Did you know the SSD on your Mac can fail anytime without warning causing all your data to be lost? Luckily, you can perform a check to verify the SSD condition.
To check SSD health on Mac, click the Apple icon at the top of the Mac screen, and press the Option key. Click on “System Information”. Navigate to “Hardware” > “Storage”. Select the drive you want to check the health of and open its details. Check “S.M.A.R.T Status”, written at the end of the list. It would be either “Verified”, “Failing”, or “Fatal”.
We have created an extensive guide with simple step-by-step methods that will tell you how to check the SSD health on your Mac computer.
Can SSDs Fail?
A solid-state drive or SSD is a storage component that’s present in a computer. Unlike traditional hard drives, SSDs are much smaller and offer many benefits to users, which is why most companies, including Apple, have started using SSDs.
However, with all their qualities, SSDs are not indestructible. They work, and they expire, just like any other drive. Hence, it’s essential to keep their health in check, as you might not become aware of any fault in your SSD before it’s too late.
Benefits of Using SSDs
SSDs have started gaining preference over HDDs in the past few years for the following reasons.
- Smaller in size and lightweight.
- Reliable and efficient.
- Faster and make no noise.
- Consume less power.
Checking SSD Health on Mac
If you don’t know how to check SSD health on your Mac, follow our 2 step-by-step methods to accomplish this task quickly.
Method #1: Using the S.M.A.R.T. System
The S.M.A.R.T. (Self-Monitoring Analysis and Reporting Technology) on your Mac computer is a system that automatically checks the installed HDDs and SSDs.
With these steps, you can quickly check your SSD health using the S.M.A.R.T. system.
- On the top-left corner of your Mac, tap the Apple icon.
- Press the Option key on your keyboard and select “System Information”.
- On the left pane, navigate to “Hardware” > “Storage”.

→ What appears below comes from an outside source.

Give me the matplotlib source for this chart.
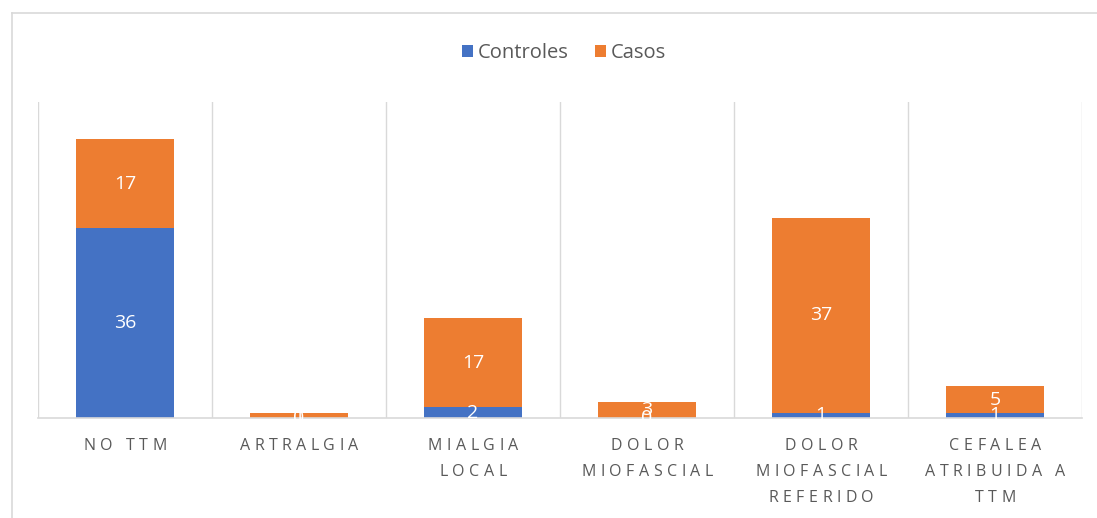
import numpy as np
import matplotlib
matplotlib.use('Agg')
import matplotlib.pyplot as plt
from matplotlib.lines import Line2D
from matplotlib.font_manager import FontProperties

FAMILIA = ['Open Sans', 'DejaVu Sans']
plt.rcParams['font.family'] = FAMILIA

# data
categorias = ['NO TTM', 'ARTRALGIA', 'MIALGIA\nLOCAL', 'DOLOR\nMIOFASCIAL',
              'DOLOR\nMIOFASCIAL\nREFERIDO', 'CEFALEA\nATRIBUIDA A\nTTM']
controles = [36, 0, 2, 0, 1, 1]
casos = [17, 1, 17, 3, 37, 5]

AZUL = '#4472C4'
NARANJA = '#ED7D31'
GRIS = '#D9D9D9'
TEXTO = '#595959'
DPI = 100

fig = plt.figure(figsize=(10.97, 5.18), dpi=DPI)
ax = fig.add_axes([38/1097, 100/518, 1044/1097, 316/518])

x = np.arange(len(categorias))
ax.bar(x, controles, width=0.56, color=AZUL, label='Controles', zorder=2)
ax.bar(x, casos, width=0.56, bottom=controles, color=NARANJA, label='Casos', zorder=2)

ax.set_xlim(-0.5, len(categorias) - 0.5)
ax.set_ylim(0, 60)
for s in ['top', 'left', 'right']:
    ax.spines[s].set_visible(False)
ax.spines['bottom'].set_color(GRIS)
ax.spines['bottom'].set_linewidth(1.2)
ax.set_xticks([])
ax.set_yticks([])
for b in np.arange(-0.5, len(categorias)):
    ax.axvline(b, color=GRIS, lw=1, zorder=1)

# data labels
for i in range(len(categorias)):
    ax.text(i, controles[i] / 2, str(controles[i]), ha='center', va='center',
            color='white', fontsize=14, zorder=3)
    ax.text(i, controles[i] + casos[i] / 2, str(casos[i]), ha='center', va='center',
            color='white', fontsize=14, zorder=3)

# letter-spaced category labels
fp = FontProperties(family=FAMILIA, size=11.5)
renderer = fig.canvas.get_renderer()
tracking = 4.5  # px between letters


def ancho(ch):
    w, h, d = renderer.get_text_width_height_descent(ch, fp, ismath=False)
    return w


for i, lab in enumerate(categorias):
    for j, linea in enumerate(lab.split('\n')):
        anchos = [ancho(c) for c in linea]
        total = sum(anchos) + tracking * (len(linea) - 1)
        xoff = -total / 2
        yoff = -(28 + 26 * j)
        for c, w in zip(linea, anchos):
            ax.annotate(c, xy=(i, 0), xycoords=('data', 'axes fraction'),
                        xytext=(xoff * 72 / DPI, yoff * 72 / DPI),
                        textcoords='offset points', ha='left', va='center',
                        fontproperties=fp, color=TEXTO, annotation_clip=False)
            xoff += w + tracking

fig.legend(loc='center', bbox_to_anchor=(564/1097, 1 - 53/518), ncol=2,
           frameon=False, handlelength=0.55, handleheight=0.55, handletextpad=0.25,
           columnspacing=1.3, prop=FontProperties(family=FAMILIA, size=14.5),
           labelcolor=TEXTO)

# outer chart border (left and top visible)
fig.add_artist(Line2D([12/1097, 12/1097], [0, 1 - 13/518], color=GRIS, lw=1.2,
                      transform=fig.transFigure))
fig.add_artist(Line2D([12/1097, 1], [1 - 13/518, 1 - 13/518], color=GRIS, lw=1.2,
                      transform=fig.transFigure))

fig.savefig('out.png', dpi=DPI)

- Select the drive you want to check the details in the right pane.
- Check the “S.M.A.R.T. Status” written at the end of the list.
- It would be either “Verified”, “Failing”, or “Fatal”.
If your S.M.A.R.T. Status is “Verified”, you’re in luck, as it means that the SSD health is okay and there are no problems for now.
A “Failing” status indicates an ongoing problem or error in the SSD, which might turn “Fatal” soon.
As the name suggests, a “Fatal” status means that you must immediately back up your important data as the drive will expire soon.
There can be many reasons for problems in SSD; however, over time, wear is also something that happens when the drive has been operational for too long.
Method #2: Using smartmontools
Though it might take longer, you can also check the SSD health in your Mac using smartmontools following these steps.
Step #1: Install Xcode
To use smartmontools on your Mac, you must first download Xcode from the App Store.
Once installed, open the app in the “Utilities” folder and agree to the software license—type in your Mac password to continue. Agree to the Terms and Conditions and close the app once it’s set up.
Step #2: Install Homebrew
In the second step, click the Launchpad icon, type “Terminal” in the field, and select it to launch the program.
Visit the Homebrew official website, copy the line displayed on the page, paste it into the Terminal and hit the Enter key.
Enter your Mac password to grant access and press the Return key again. The Terminal will give you a list of items that will be installed. Again, press “Return” to permit to install.
The Terminal will start the installation and give you updates. Wait patiently until you see the “Installation successful” text appear. The “Next steps” text will appear at the end, asking you to add the path to Homebrew.
Copy the command
nano ~/.zshrc and paste it into the Terminal. Press “Return”.
A new blank window will open. Copy and paste the
export PATH=/usr/local/bin:$PATH command into the new window. Press “Return”. Press Control + O simultaneously to save the file.
Press “Return” and exit the Terminal by pressing the Control + X on your Mac keyboard.
Step #3: Install smartmontools
In the last step, relaunch the Terminal the same way you did before, and type
brew install smartmontools && sudo smartctl --all /dev/disk0 into it. Press “Return”. Enter your password when asked and press the Return key again.
A list on the screen will tell you all the information you need about your Mac’s SSD, including available memory, temperature, etc. The “Percentage Used” will tell you how much life your SSD has remained; the more the percentage, the lesser the remaining life.
In this guide, we’ve discussed how to check SSD health on a Mac using the S.M.A.R.T. system and smartmontools in detail. We’ve also briefly discussed the benefits of solid-state drives.
Hopefully, one of these methods will save you from unwanted data loss.
Frequently Asked Questions
To check the SSD health on your Mac, install Blackmagic Disk Speed Test and launch it. Unlike the other methods, this app will tell you if your SSD is working at the speed it’s supposed to. If not, then it might be nearing the end of its life.